**WHAT THE TASK ASKS**
Your copy of the material must match it exactly, except that pictures are dropped.
╭─ RECORDED INFORMATION
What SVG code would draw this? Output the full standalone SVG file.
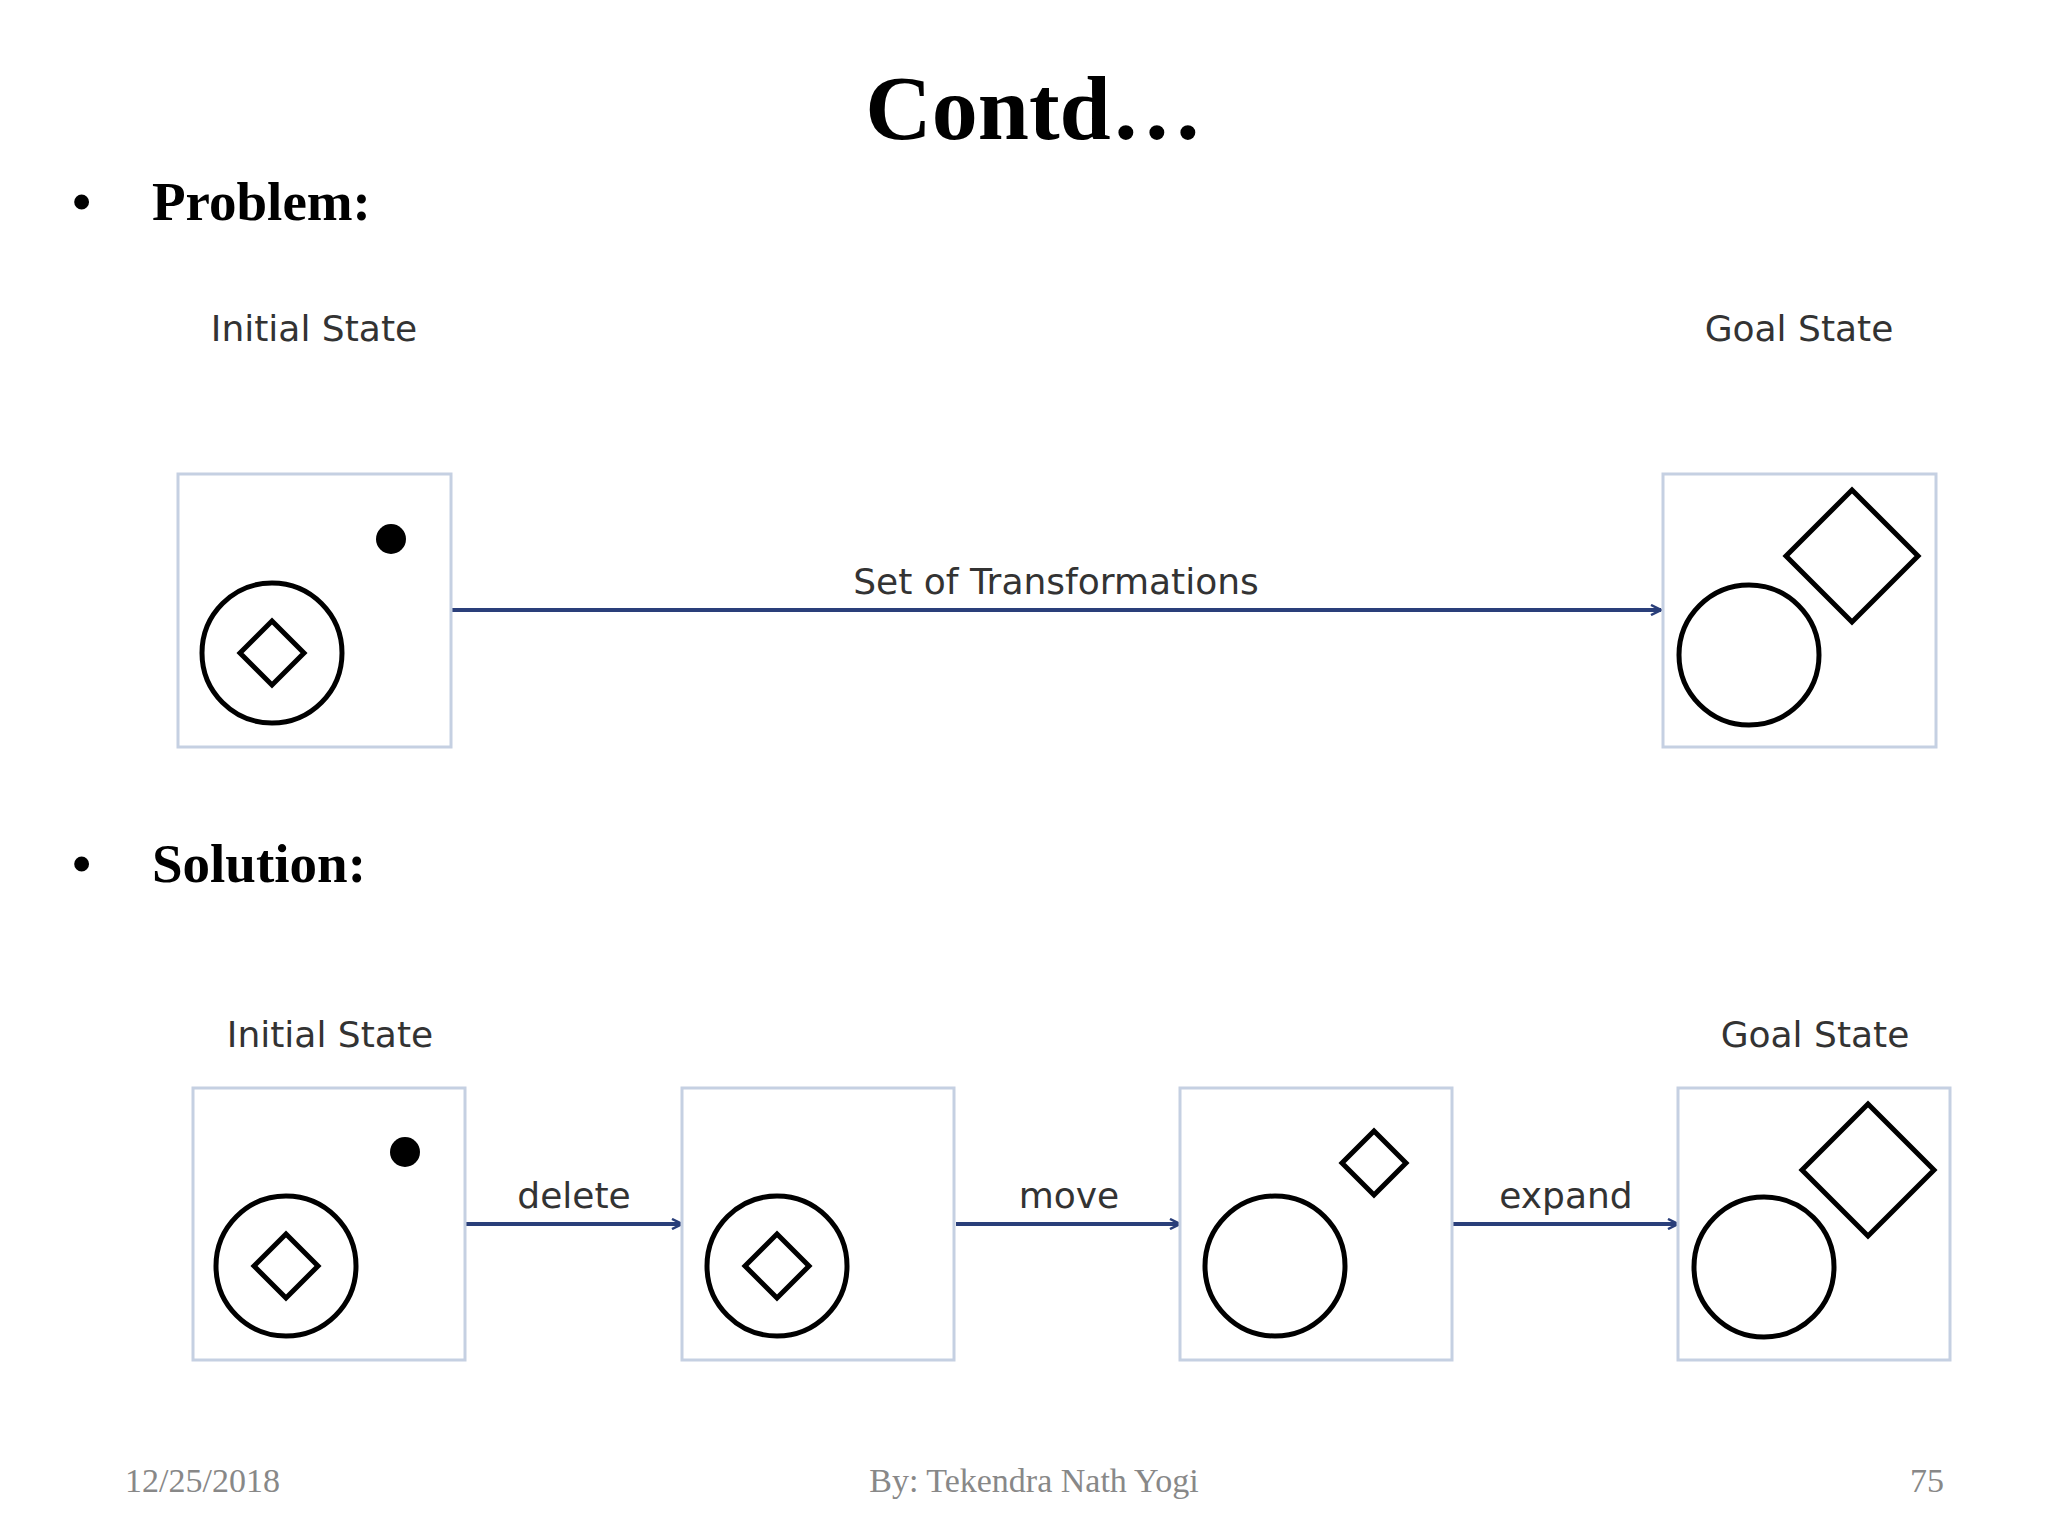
<svg xmlns="http://www.w3.org/2000/svg" width="2048" height="1536" viewBox="0 0 2048 1536">
<defs>
<marker id="ah" viewBox="0 0 12 12" refX="11" refY="6" markerWidth="12" markerHeight="12" markerUnits="userSpaceOnUse" orient="auto">
<path d="M1,1 L11,6 L1,11" fill="none" stroke="#2a3f7a" stroke-width="2.5"/>
</marker>
</defs>
<style>
.h{font-family:"Liberation Serif",serif;font-weight:bold;fill:#000}
.lbl{font-family:"DejaVu Sans",sans-serif;font-size:36px;fill:#333;text-anchor:middle}
.box{fill:#fff;stroke:#c5d0e2;stroke-width:3}
.sh{fill:none;stroke:#000;stroke-width:5}
.ft{font-family:"Liberation Serif",serif;font-size:34px;fill:#888}
.ar{stroke:#2a3f7a;stroke-width:4;fill:none;marker-end:url(#ah)}
</style>
<rect width="2048" height="1536" fill="#fff"/>
<text class="h" x="1034" y="139" font-size="92" text-anchor="middle">Contd…</text>
<text class="h" x="72" y="220" font-size="55">•</text>
<text class="h" x="152" y="220" font-size="55">Problem:</text>
<text class="h" x="72" y="882" font-size="55">•</text>
<text class="h" x="152" y="882" font-size="55">Solution:</text>

<g id="connectors">
<line class="ar" x1="451" y1="610" x2="1661" y2="610"/>
<text class="lbl" x="1056" y="594">Set of Transformations</text>
<line class="ar" x1="466" y1="1224" x2="682" y2="1224"/>
<text class="lbl" x="574" y="1208">delete</text>
<line class="ar" x1="956" y1="1224" x2="1180" y2="1224"/>
<text class="lbl" x="1069" y="1208">move</text>
<line class="ar" x1="1453" y1="1224" x2="1678" y2="1224"/>
<text class="lbl" x="1566" y="1208">expand</text>
</g>

<g id="p-initial">
<text class="lbl" x="314" y="341">Initial State</text>
<rect class="box" x="178" y="474" width="273" height="273"/>
<circle class="sh" cx="272" cy="653" r="70"/>
<path class="sh" d="M272,621 L304,653 L272,685 L240,653 Z"/>
<circle cx="391" cy="539" r="15" fill="#000"/>
</g>
<g id="p-goal">
<text class="lbl" x="1799" y="341">Goal State</text>
<rect class="box" x="1663" y="474" width="273" height="273"/>
<circle class="sh" cx="1749" cy="655" r="70"/>
<path class="sh" d="M1852,490 L1918,556 L1852,622 L1786,556 Z"/>
</g>

<g id="s-initial">
<text class="lbl" x="330" y="1047">Initial State</text>
<rect class="box" x="193" y="1088" width="272" height="272"/>
<circle class="sh" cx="286" cy="1266" r="70"/>
<path class="sh" d="M286,1234 L318,1266 L286,1298 L254,1266 Z"/>
<circle cx="405" cy="1152" r="15" fill="#000"/>
</g>
<g id="s-2">
<rect class="box" x="682" y="1088" width="272" height="272"/>
<circle class="sh" cx="777" cy="1266" r="70"/>
<path class="sh" d="M777,1234 L809,1266 L777,1298 L745,1266 Z"/>
</g>
<g id="s-3">
<rect class="box" x="1180" y="1088" width="272" height="272"/>
<circle class="sh" cx="1275" cy="1266" r="70"/>
<path class="sh" d="M1374,1131 L1406,1163 L1374,1195 L1342,1163 Z"/>
</g>
<g id="s-goal">
<text class="lbl" x="1815" y="1047">Goal State</text>
<rect class="box" x="1678" y="1088" width="272" height="272"/>
<circle class="sh" cx="1764" cy="1267" r="70"/>
<path class="sh" d="M1868,1104 L1934,1170 L1868,1236 L1802,1170 Z"/>
</g>

<text class="ft" x="125" y="1492">12/25/2018</text>
<text class="ft" x="1034" y="1492" text-anchor="middle">By: Tekendra Nath Yogi</text>
<text class="ft" x="1944" y="1492" text-anchor="end">75</text>
</svg>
╰─
**OUTPUT BELOW**
What SVG code would draw this? Output the full standalone SVG file.
<svg xmlns="http://www.w3.org/2000/svg" width="2048" height="1536" viewBox="0 0 2048 1536">
<defs>
<marker id="ah" viewBox="0 0 12 12" refX="11" refY="6" markerWidth="12" markerHeight="12" markerUnits="userSpaceOnUse" orient="auto">
<path d="M1,1 L11,6 L1,11" fill="none" stroke="#2a3f7a" stroke-width="2.5"/>
</marker>
</defs>
<style>
.h{font-family:"Liberation Serif",serif;font-weight:bold;fill:#000}
.lbl{font-family:"DejaVu Sans",sans-serif;font-size:36px;fill:#333;text-anchor:middle}
.box{fill:#fff;stroke:#c5d0e2;stroke-width:3}
.sh{fill:none;stroke:#000;stroke-width:5}
.ft{font-family:"Liberation Serif",serif;font-size:34px;fill:#888}
.ar{stroke:#2a3f7a;stroke-width:4;fill:none;marker-end:url(#ah)}
</style>
<rect width="2048" height="1536" fill="#fff"/>
<text class="h" x="1034" y="139" font-size="92" text-anchor="middle">Contd…</text>
<text class="h" x="72" y="220" font-size="55">•</text>
<text class="h" x="152" y="220" font-size="55">Problem:</text>
<text class="h" x="72" y="882" font-size="55">•</text>
<text class="h" x="152" y="882" font-size="55">Solution:</text>

<g id="connectors">
<line class="ar" x1="451" y1="610" x2="1661" y2="610"/>
<text class="lbl" x="1056" y="594">Set of Transformations</text>
<line class="ar" x1="466" y1="1224" x2="682" y2="1224"/>
<text class="lbl" x="574" y="1208">delete</text>
<line class="ar" x1="956" y1="1224" x2="1180" y2="1224"/>
<text class="lbl" x="1069" y="1208">move</text>
<line class="ar" x1="1453" y1="1224" x2="1678" y2="1224"/>
<text class="lbl" x="1566" y="1208">expand</text>
</g>

<g id="p-initial">
<text class="lbl" x="314" y="341">Initial State</text>
<rect class="box" x="178" y="474" width="273" height="273"/>
<circle class="sh" cx="272" cy="653" r="70"/>
<path class="sh" d="M272,621 L304,653 L272,685 L240,653 Z"/>
<circle cx="391" cy="539" r="15" fill="#000"/>
</g>
<g id="p-goal">
<text class="lbl" x="1799" y="341">Goal State</text>
<rect class="box" x="1663" y="474" width="273" height="273"/>
<circle class="sh" cx="1749" cy="655" r="70"/>
<path class="sh" d="M1852,490 L1918,556 L1852,622 L1786,556 Z"/>
</g>

<g id="s-initial">
<text class="lbl" x="330" y="1047">Initial State</text>
<rect class="box" x="193" y="1088" width="272" height="272"/>
<circle class="sh" cx="286" cy="1266" r="70"/>
<path class="sh" d="M286,1234 L318,1266 L286,1298 L254,1266 Z"/>
<circle cx="405" cy="1152" r="15" fill="#000"/>
</g>
<g id="s-2">
<rect class="box" x="682" y="1088" width="272" height="272"/>
<circle class="sh" cx="777" cy="1266" r="70"/>
<path class="sh" d="M777,1234 L809,1266 L777,1298 L745,1266 Z"/>
</g>
<g id="s-3">
<rect class="box" x="1180" y="1088" width="272" height="272"/>
<circle class="sh" cx="1275" cy="1266" r="70"/>
<path class="sh" d="M1374,1131 L1406,1163 L1374,1195 L1342,1163 Z"/>
</g>
<g id="s-goal">
<text class="lbl" x="1815" y="1047">Goal State</text>
<rect class="box" x="1678" y="1088" width="272" height="272"/>
<circle class="sh" cx="1764" cy="1267" r="70"/>
<path class="sh" d="M1868,1104 L1934,1170 L1868,1236 L1802,1170 Z"/>
</g>

<text class="ft" x="125" y="1492">12/25/2018</text>
<text class="ft" x="1034" y="1492" text-anchor="middle">By: Tekendra Nath Yogi</text>
<text class="ft" x="1944" y="1492" text-anchor="end">75</text>
</svg>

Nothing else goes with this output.